Extracted records.
>> start
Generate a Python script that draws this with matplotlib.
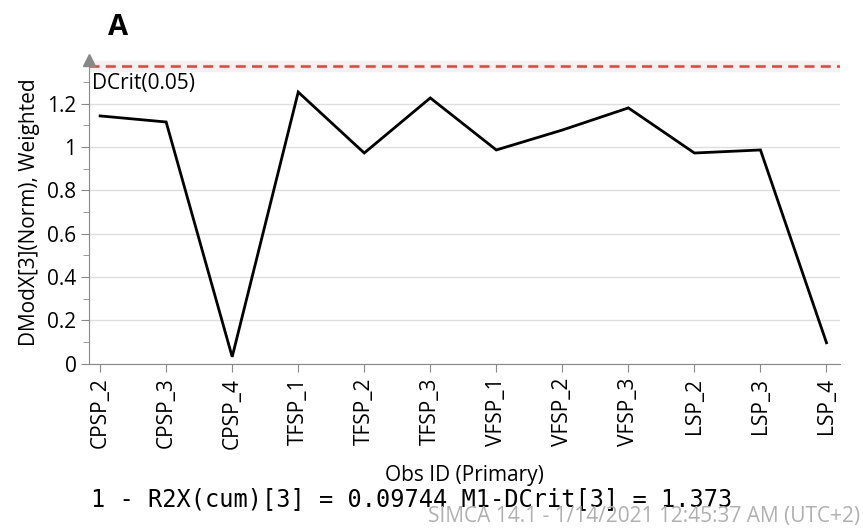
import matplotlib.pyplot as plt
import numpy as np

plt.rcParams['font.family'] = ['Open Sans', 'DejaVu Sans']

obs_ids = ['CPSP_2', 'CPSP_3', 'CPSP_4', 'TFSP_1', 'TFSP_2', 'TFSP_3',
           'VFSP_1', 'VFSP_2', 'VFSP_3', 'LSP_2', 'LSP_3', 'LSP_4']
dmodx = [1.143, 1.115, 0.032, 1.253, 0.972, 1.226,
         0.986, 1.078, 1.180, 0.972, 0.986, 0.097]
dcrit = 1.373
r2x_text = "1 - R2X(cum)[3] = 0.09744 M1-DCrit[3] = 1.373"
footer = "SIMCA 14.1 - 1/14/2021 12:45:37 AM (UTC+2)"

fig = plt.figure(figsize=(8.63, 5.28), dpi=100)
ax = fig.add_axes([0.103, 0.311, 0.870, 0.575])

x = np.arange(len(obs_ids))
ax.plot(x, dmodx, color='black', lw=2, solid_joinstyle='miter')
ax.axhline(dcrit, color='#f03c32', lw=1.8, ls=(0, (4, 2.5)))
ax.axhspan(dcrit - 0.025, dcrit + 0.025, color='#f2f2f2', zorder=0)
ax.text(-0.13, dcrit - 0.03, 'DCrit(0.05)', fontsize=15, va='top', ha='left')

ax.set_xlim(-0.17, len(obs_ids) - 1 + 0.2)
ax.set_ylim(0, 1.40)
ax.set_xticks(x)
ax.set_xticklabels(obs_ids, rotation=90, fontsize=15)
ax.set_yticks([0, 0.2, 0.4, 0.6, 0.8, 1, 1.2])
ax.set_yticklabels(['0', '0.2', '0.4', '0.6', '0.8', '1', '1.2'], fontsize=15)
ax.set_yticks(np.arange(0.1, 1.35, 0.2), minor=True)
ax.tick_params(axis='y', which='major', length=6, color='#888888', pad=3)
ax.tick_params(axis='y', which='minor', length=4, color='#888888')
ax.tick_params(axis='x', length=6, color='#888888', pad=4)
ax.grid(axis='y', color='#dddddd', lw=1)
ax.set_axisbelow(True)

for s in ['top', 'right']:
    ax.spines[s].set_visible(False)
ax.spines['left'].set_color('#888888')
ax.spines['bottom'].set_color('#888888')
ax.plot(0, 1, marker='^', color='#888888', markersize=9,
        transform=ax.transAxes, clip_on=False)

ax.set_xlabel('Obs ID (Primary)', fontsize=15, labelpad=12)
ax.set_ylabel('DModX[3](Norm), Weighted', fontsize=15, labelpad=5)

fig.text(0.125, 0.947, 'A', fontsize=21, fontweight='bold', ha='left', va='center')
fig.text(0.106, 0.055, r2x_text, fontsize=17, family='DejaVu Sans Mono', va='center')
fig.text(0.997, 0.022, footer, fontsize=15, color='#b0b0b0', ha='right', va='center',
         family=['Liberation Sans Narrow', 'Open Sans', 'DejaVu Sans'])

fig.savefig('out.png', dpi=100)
>> end
>> start
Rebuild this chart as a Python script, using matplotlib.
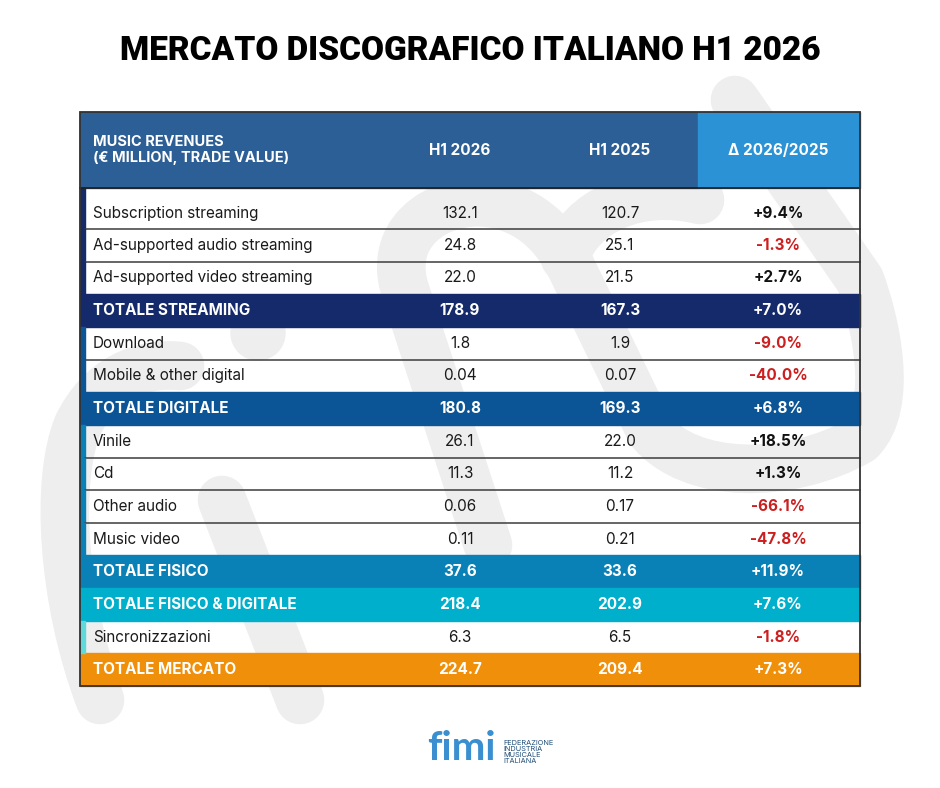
>> end
Given problem. Could you quote, word for word, only the lines from the one containing "Generate a Python" through the one containing "ax = fig.add_axes([0.103, 0.311, 0.870, 0.575])", both included, and leave out any pictures?

Exercise solution.
Generate a Python script that draws this with matplotlib.
import matplotlib.pyplot as plt
import numpy as np

plt.rcParams['font.family'] = ['Open Sans', 'DejaVu Sans']

obs_ids = ['CPSP_2', 'CPSP_3', 'CPSP_4', 'TFSP_1', 'TFSP_2', 'TFSP_3',
           'VFSP_1', 'VFSP_2', 'VFSP_3', 'LSP_2', 'LSP_3', 'LSP_4']
dmodx = [1.143, 1.115, 0.032, 1.253, 0.972, 1.226,
         0.986, 1.078, 1.180, 0.972, 0.986, 0.097]
dcrit = 1.373
r2x_text = "1 - R2X(cum)[3] = 0.09744 M1-DCrit[3] = 1.373"
footer = "SIMCA 14.1 - 1/14/2021 12:45:37 AM (UTC+2)"

fig = plt.figure(figsize=(8.63, 5.28), dpi=100)
ax = fig.add_axes([0.103, 0.311, 0.870, 0.575])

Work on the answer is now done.